Can I claim tax benefits if the property is under construction?
+
The interest deduction under Section 24(b) for a property under construction is available, but only after possession. The pre-construction interest (paid during the construction period) can be claimed in 5 equal instalments starting from the year of possession, in addition to the regular annual interest deduction. Section 80C deduction for principal is only available from the year when construction is complete and possession is received. There is no deduction available under 80EEA unless it was claimed from the year of possession — consult a CA for structuring.
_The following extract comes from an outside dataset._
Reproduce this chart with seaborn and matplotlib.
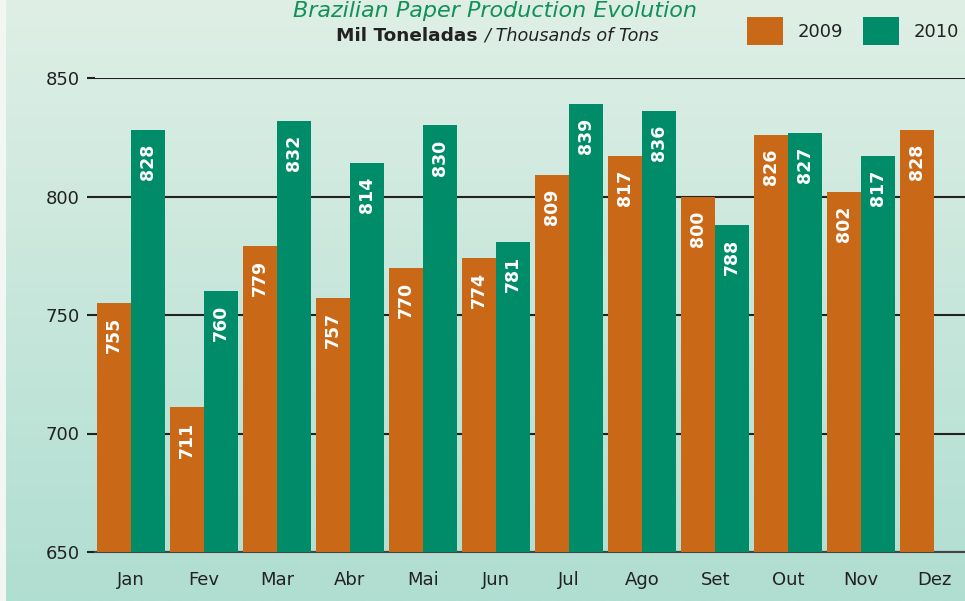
import numpy as np
import pandas as pd
import seaborn as sns
import matplotlib.pyplot as plt

# data
months = ["Jan", "Fev", "Mar", "Abr", "Mai", "Jun", "Jul", "Ago", "Set", "Out", "Nov", "Dez"]
prod_2009 = [755, 711, 779, 757, 770, 774, 809, 817, 800, 826, 802, 828]
prod_2010 = [828, 760, 832, 814, 830, 781, 839, 836, 788, 827, 817, np.nan]
years = ["2009", "2010"]
y_ticks = [650, 700, 750, 800, 850]

orange = "#c96918"
green = "#008c68"
dark = "#222222"

df = pd.DataFrame({
    "month": months * 2,
    "year": [years[0]] * 12 + [years[1]] * 12,
    "value": prod_2009 + prod_2010,
})

sns.set_theme(style="white")
plt.rcParams["font.family"] = ["DejaVu Sans"]

fig = plt.figure(figsize=(9.65, 6.01), dpi=100)
fig.patch.set_facecolor("#f2f7f3")

# background gradient panel
bg = fig.add_axes([6 / 965, 0, 1 - 6 / 965, 1], zorder=-5)
top_c = np.array([0xdf, 0xef, 0xe6]) / 255
bot_c = np.array([0xb0, 0xde, 0xd1]) / 255
t = np.linspace(0, 1, 256)[:, None]
grad = (top_c[None, :] * (1 - t) + bot_c[None, :] * t)[:, None, :]
bg.imshow(grad, aspect="auto", extent=[0, 1, 0, 1])
bg.axis("off")

ax = fig.add_axes([95 / 965, 1 - 552 / 601, 1 - 95 / 965, (552 - 78) / 601])
ax.patch.set_alpha(0)

sns.barplot(data=df, x="month", y="value", hue="year", order=months,
            hue_order=years, palette=[orange, green], width=0.93,
            saturation=1, errorbar=None, linewidth=0, ax=ax, zorder=3)

ax.set_ylim(650, 850)
ax.set_xlim(-0.49, 11.42)
ax.set_yticks(y_ticks)
ax.yaxis.grid(True, color=dark, linewidth=1.5, zorder=0)
ax.set_axisbelow(True)
for s in ["top", "right", "left"]:
    ax.spines[s].set_visible(False)
ax.spines["bottom"].set_color("#444444")
ax.spines["bottom"].set_linewidth(1.5)
ax.tick_params(axis="y", length=6, width=1.5, color=dark, labelsize=13,
               labelcolor=dark, pad=5, left=True)
ax.tick_params(axis="x", length=0, labelsize=13, labelcolor=dark, pad=14)
ax.set_xlabel("")
ax.set_ylabel("")

# value labels inside the bars
for cont in ax.containers:
    for bar in cont:
        h = bar.get_height()
        if np.isnan(h):
            continue
        ax.annotate(f"{h:.0f}", (bar.get_x() + bar.get_width() / 2, h),
                    xytext=(0, -10), textcoords="offset points",
                    ha="center", va="top", rotation=90, color="white",
                    fontsize=12.5, fontweight="bold", zorder=5)

# legend
handles, labels = ax.get_legend_handles_labels()
ax.legend(handles, labels, ncol=2, frameon=False, fontsize=13,
          loc="center left", bbox_to_anchor=(747 / 965, 1 - 31 / 601),
          bbox_transform=fig.transFigure, borderpad=0, borderaxespad=0,
          handlelength=2.0, handleheight=2.0, handletextpad=0.8,
          columnspacing=1.1, labelcolor=dark)

# titles
fig.text(495 / 965, 1 - 17 / 601, "Brazilian Paper Production Evolution",
         ha="center", va="baseline", fontsize=16, style="italic",
         color="#129058")
fig.text(478 / 965, 1 - 41 / 601, "Mil Toneladas", ha="right",
         va="baseline", fontsize=13.3, fontweight="bold", color=dark)
fig.text(484 / 965, 1 - 41 / 601, "/ Thousands of Tons", ha="left",
         va="baseline", fontsize=12.7, style="italic", color=dark)

fig.savefig("out.png", dpi=100)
What is the difference between a home loan from a bank vs an HFC?
+
Banks are regulated by RBI; Housing Finance Companies (HFCs) are regulated by NHB (National Housing Bank). Key differences: HFCs often have more flexible income documentation requirements — especially for self-employed borrowers, NRI applicants, or those with mixed income sources. HFCs may have slightly higher rates (0.1%–0.25%) than top banks, but make up for it in approval rates and processing flexibility. Major HFCs include LIC Housing Finance, HDFC Ltd, PNB Housing, Indiabulls. For borrowers with straightforward profiles, banks are usually cheaper; for complex income structures, HFCs often deliver approvals that banks won’t.
Should I use my savings to make a higher down payment or keep them invested?
+
The decision hinges on the comparison between your home loan rate (guaranteed cost) and your investment return (uncertain benefit). If your investment portfolio consistently earns above the post-tax loan rate: invest more, pay minimum down payment. If your returns are volatile or below the loan rate: use savings for a higher down payment. A practical rule: always keep 6 months of expenses as liquid emergency fund and don’t touch it. Beyond that, if your loan rate is 8.75% and your equity portfolio has returned 12%+ CAGR over 7+ years with high consistency, invest more. If uncertain, the down payment is the safer choice — reduced loan means reduced risk.
How does a home loan affect my other loan eligibility?
+
A home loan EMI directly reduces your available FOIR headroom for other loans. If your home loan EMI consumes 35% of your gross income, you have limited capacity for a car loan, personal loan, or business loan — banks will cap total EMI obligations at 40%–50%. Strategically: avoid taking other loans in the 6–12 months before applying for a home loan (multiple loan enquiries also dent your CIBIL score). After taking the home loan, space other credit applications 6+ months apart. Paying off any high-EMI obligations (personal loan, consumer durables EMI) before the home loan application meaningfully increases your eligible home loan amount.